Yönetmeliğin 23’üncü maddesinde yer alan, “Müdafi şüpheliye bütün kanuni haklarını hatırlatabilir ve müdafinin her türlü müdahalesi tutanağa geçirilir.” hükmü değiştirilerek, “Müdafi şüpheliye bütün kanuni haklarını hatırlatabilir. Müdafinin beyanı ve her türlü müdahalesi tutanağa geçirilir.” düzenlemesi yapıldı.
Resmi Gazete’de yayımlanan yönetmelik değişikliği ile “Yakalama, Gözaltına Alma ve İfade Alma Yönetmeliği”nin ekinde yer alan “ifade alma tutanağının” örneği de değiştirilerek örnek tutanağa “müdafiden soruldu” kısmı eklendi.
AVUKATLAR DEĞİŞİKLİKTEN MEMNUN
Avukatlar Mahir Işıkay, Feza Yalçın ve Hasan Gürbüz, yapılan değişikliği Odatv’ye değerlendirdi.
Avukat Mahir Işıkay şunları söyledi:
“Normal şartlarda kolluğun aldığı ifadede hazırlık soruşturmasının bir bölümü aslında fiili olarak ifade verirken beyanda bulunabiliyorduk. Daha sonra İçişleri Bakanlığı’nın genelgesiyle kollukta verilen ifadede avukatın beyanının alınmayacağı yayınlandı.
Bunun hukuksuz olduğunu beyan ettik. Kolluk da devletin memuru genelgeye uyguladı.
Bunun hukuksuzluğu şurada. Birçok savcı sadece kollukta verilen ifadeyle soruşturma yürütüp sonuçlandırabiliyor. Oradaki ifadeyi okuyor, iddianame hazırlıyor.
Avukatın fonksiyonu azalıyor. Avukat normal şartlarda sorguya müdahale etmez edemez zaten. Hukuksuz haksız hukuka aykırı bir sorgulama varsa avukatın müdahale etmesi gerekir ama bu yönetmelik çıktıktan sonra ikinci bir iş çıktı avukatlar gidip savcılığa ayrıca beyanda bulunmak durumunda kaldılar.
“BENİ RAHATSIZ EDEN ŞEY…”
Resmi Gazete’de bu şekilde düzenleme yapılması hukuka uygun. Beni rahatsız eden şey “avukatın müdahalesi de tutanağa geçer” ifadesi.
Müdahaleden kasıt ne onu anlamak gerekir. Yuvarlak bir tanım olmuş. Avukatları da zan altında bırakabilecek bir cümle. Avukatın ifadesinin de oraya geçirilmesi bizim için uygun.

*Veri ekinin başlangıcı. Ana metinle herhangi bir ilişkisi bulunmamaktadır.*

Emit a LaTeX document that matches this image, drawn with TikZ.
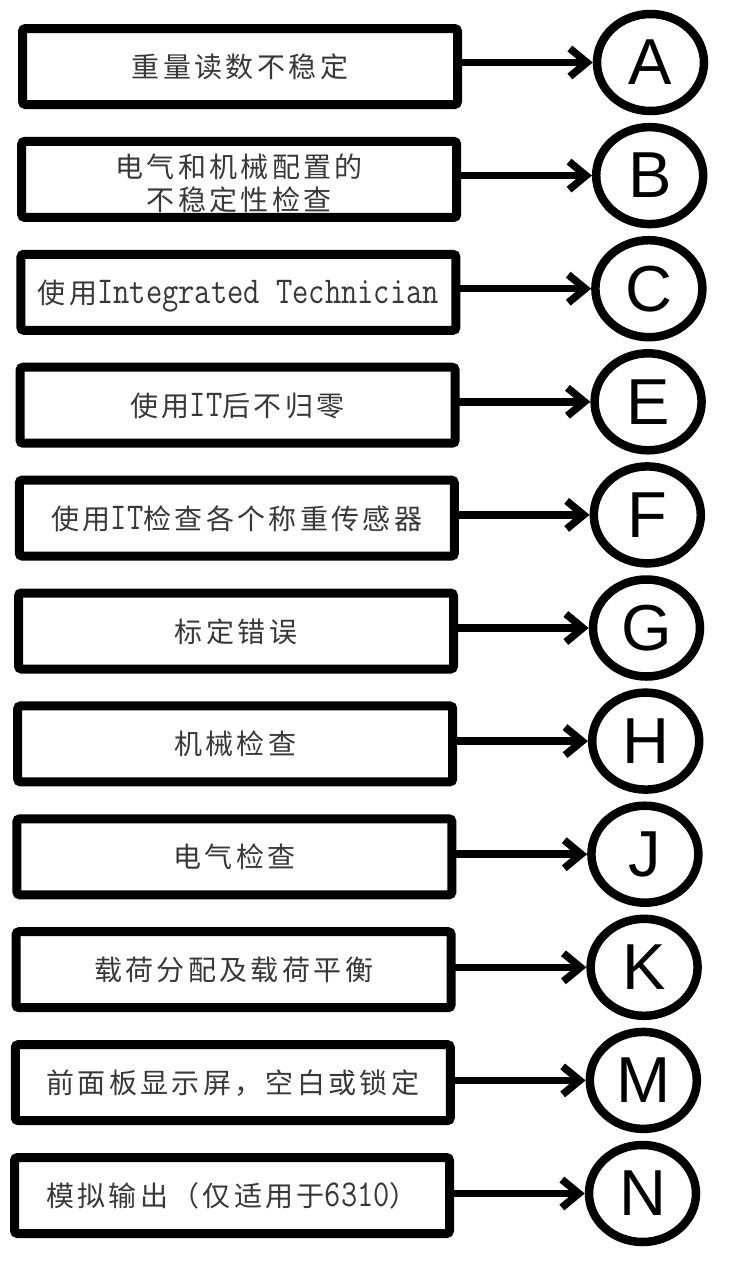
\documentclass[tikz,border=0pt]{standalone}
\usepackage{graphicx}
\usepackage{fontspec}
\newfontfamily\cjk[LetterSpace=12]{Noto Sans CJK SC}
\newfontfamily\letterfont{Liberation Sans}
\usetikzlibrary{shapes.geometric,arrows.meta}
\newcommand\lat[1]{\scalebox{1}[1.2]{\fontsize{31.6}{34}\selectfont\ttfamily #1}}
\tikzset{
  boxbase/.style={draw, line width=9pt, rounded corners=3pt, minimum width=435pt,
    minimum height=76pt, inner sep=0pt, text=black!78,
    font=\fontsize{28}{33}\selectfont\cjk},
  stepbox/.style={boxbase, text height=24pt, text depth=2pt},
  letter/.style={draw, ellipse, line width=8.5pt, minimum width=107pt,
    minimum height=97pt, inner sep=0pt, font=\fontsize{65}{70}\selectfont\letterfont},
  link/.style={line width=7.5pt, line cap=round, -{Straight Barb[length=17pt,width=28pt]}}
}
\begin{document}
\begin{tikzpicture}[x=1pt,y=-1pt]
\fill[white] (0,0) rectangle (730,1266);
\useasboundingbox (0,0) rectangle (730,1266);

\node[stepbox] (bA) at (240,66.5) {重量读数不稳定};
\node[boxbase, align=center] (bB) at (239.2,179.4) {\rule{0pt}{32pt}电气和机械配置的\\不稳定性检查};
\node[stepbox] (bC) at (238.4,292.3) {使用\lat{Integrated Technician}};
\node[stepbox] (bE) at (237.6,405.2) {使用\lat{IT}后不归零};
\node[stepbox] (bF) at (236.8,518.1) {使用\lat{IT}检查各个称重传感器};
\node[stepbox] (bG) at (236.0,631.0) {标定错误};
\node[stepbox] (bH) at (235.2,743.9) {机械检查};
\node[stepbox] (bJ) at (234.4,856.8) {电气检查};
\node[stepbox] (bK) at (233.6,969.7) {载荷分配及载荷平衡};
\node[stepbox] (bM) at (232.8,1082.6) {前面板显示屏，空白或锁定};
\node[stepbox] (bN) at (232.0,1195.5) {模拟输出（仅适用于\lat{6310}）};

\node[letter] (cA) at (650.5,62.5) {A};
\node[letter] (cB) at (649.7,175.6) {B};
\node[letter] (cC) at (648.9,288.7) {C};
\node[letter] (cE) at (648.1,401.8) {E};
\node[letter] (cF) at (647.3,514.9) {F};
\node[letter] (cG) at (646.5,628.0) {G};
\node[letter] (cH) at (645.7,741.1) {H};
\node[letter] (cJ) at (644.9,854.2) {J};
\node[letter] (cK) at (644.1,967.3) {K};
\node[letter] (cM) at (643.3,1080.4) {M};
\node[letter] (cN) at (642.5,1193.5) {N};

\foreach \r in {A,B,C,E,F,G,H,J,K,M,N}
  \draw[link] (b\r.east |- c\r.west) -- (c\r.west);
\end{tikzpicture}
\end{document}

İfadeyi veren kişi hukuki vasıflandırmayı bilemeyebilir. Avukatın rolü soruşturmanın akıbeti açısından son derece önemli ve iyi bir düzenleme.
FEZA YALÇIN
Avukat Feza Yalçın herkesin müdafiye erişim hakkının sınırsız şekilde sağlanması gerektiğini söyledi ve şunları kaydetti:
“Kural olarak, ceza hukukunda, müdafiye erişim sınırsız kabul edilmelidir. CMK’ya(150.md), Avukatlık Kanunu’na (1.md) ve AİHS’ne (6.md), AİHM kararlarına, bu düzenleme uygundur.
“ADİL YARGILAMAYI SAĞLAYACAKTIR”
Yapılan bu değişiklik, hukuka aykırı delillerin elde edilmesinin önüne geçecek, adil yargılanmayı sağlayacak bir uygulamadır.

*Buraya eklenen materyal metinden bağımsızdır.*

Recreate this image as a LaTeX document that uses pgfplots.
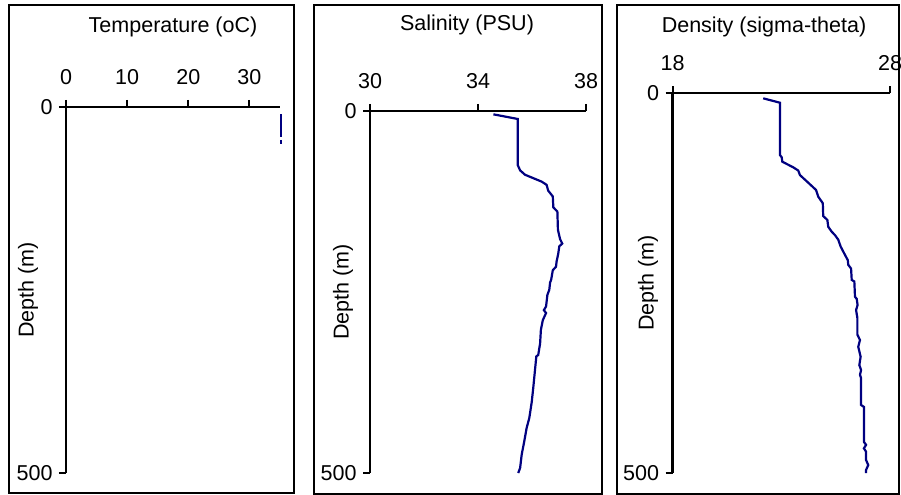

Müdafi, her zaman ve her yerde temsil ettiği kişi yönünden, aktif yardımda bulunmalı ve bu kişinin haklarının korumasının, önündeki engelleri kaldırabilme imkanına sahip olmalıdır.
Kolluk sorgusu için de bu şekilde olmalıdır. Müdafi yardımı ile, şüphelinin özgür iradesine yönelik, bu iradeyi ortadan kaldıracak şekilde ortamda mevcut olan durumlar ve delillerin toplanmasında yapılabilecek baskı ve zorlamalar tutanağa geçirilebilecektir.

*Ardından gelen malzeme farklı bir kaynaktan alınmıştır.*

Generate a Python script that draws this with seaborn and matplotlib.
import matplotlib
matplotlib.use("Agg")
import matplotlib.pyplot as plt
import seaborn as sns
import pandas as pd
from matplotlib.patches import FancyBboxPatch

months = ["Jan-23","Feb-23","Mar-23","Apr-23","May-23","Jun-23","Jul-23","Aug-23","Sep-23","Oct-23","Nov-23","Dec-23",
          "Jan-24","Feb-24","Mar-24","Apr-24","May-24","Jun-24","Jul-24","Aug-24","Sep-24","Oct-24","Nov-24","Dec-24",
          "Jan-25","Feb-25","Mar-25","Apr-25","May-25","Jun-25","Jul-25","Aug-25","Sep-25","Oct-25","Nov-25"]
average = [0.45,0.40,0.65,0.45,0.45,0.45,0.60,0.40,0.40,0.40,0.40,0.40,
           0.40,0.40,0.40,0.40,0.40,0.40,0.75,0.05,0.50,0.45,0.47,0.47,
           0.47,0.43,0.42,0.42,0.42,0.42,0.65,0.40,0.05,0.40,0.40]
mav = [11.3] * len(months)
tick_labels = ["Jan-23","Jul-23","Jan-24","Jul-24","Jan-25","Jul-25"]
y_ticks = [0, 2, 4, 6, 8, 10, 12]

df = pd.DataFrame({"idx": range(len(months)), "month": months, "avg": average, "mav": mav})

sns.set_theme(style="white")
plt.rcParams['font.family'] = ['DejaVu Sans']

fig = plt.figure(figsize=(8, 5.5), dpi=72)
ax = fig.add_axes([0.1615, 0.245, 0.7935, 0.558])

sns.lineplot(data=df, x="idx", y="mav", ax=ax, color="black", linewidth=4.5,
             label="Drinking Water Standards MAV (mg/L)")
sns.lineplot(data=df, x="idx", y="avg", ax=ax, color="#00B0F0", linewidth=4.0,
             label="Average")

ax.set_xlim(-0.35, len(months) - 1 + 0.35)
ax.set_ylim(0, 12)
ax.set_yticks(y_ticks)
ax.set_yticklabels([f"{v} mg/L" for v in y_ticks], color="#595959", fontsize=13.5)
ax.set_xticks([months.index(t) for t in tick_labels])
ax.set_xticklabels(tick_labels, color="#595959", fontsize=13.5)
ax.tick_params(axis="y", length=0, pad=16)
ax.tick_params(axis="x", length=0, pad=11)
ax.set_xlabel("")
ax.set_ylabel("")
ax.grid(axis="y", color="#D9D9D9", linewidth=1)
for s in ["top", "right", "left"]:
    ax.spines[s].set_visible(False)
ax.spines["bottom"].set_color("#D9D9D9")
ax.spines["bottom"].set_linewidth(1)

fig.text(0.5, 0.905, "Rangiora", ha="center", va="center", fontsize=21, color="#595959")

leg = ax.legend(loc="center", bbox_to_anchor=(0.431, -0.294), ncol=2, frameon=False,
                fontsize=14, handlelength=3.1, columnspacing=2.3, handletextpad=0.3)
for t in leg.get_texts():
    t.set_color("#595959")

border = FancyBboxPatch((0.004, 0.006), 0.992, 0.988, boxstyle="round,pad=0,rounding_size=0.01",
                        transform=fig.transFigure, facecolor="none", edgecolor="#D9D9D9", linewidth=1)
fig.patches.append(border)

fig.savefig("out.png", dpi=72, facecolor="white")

Şüpheli susmak istiyorsa susma, ifade vermek istiyorsa ifade vermesinde, her türlü baskı ve özgürlüğü yok eden durumları müdafi, tutanaklara geçirebilecektir.”
HASAN GÜRBÜZ
Avukat Hasan Gürbüz ise şu ifadeleri kullandı:
“Yerinde bir değişiklik. Bir yandan savunma hakkı güçlendirilirken ifade alma sırasında yaşanan tartışmalar da son bulmuş olacak.
Ayrıca şüpheli lehine olan delillerin toplanması hususundaki talepler de ilk ifadede tutanağa geçmiş olacak.
“SORUŞTURMALAR DAHA SAĞLIKLI OLACAKTIR”
Soruşturma dosyası savcının önüne gittiğinde de şüpheli müdafisinin beyan ve talepleri görülecek ve taleplerin ne kadarının araştırılıp araştırılmadığı da görülecek.
Düzenleme hakkıyla uygulandığında soruşturmalar daha sağlıklı ve hukuki zeminde yürütülmüş olacaktır.
Böylece savunma hakkının kısıtlanması hususundaki tartışmalar da büyük ölçüde giderilmiş olacaktır.”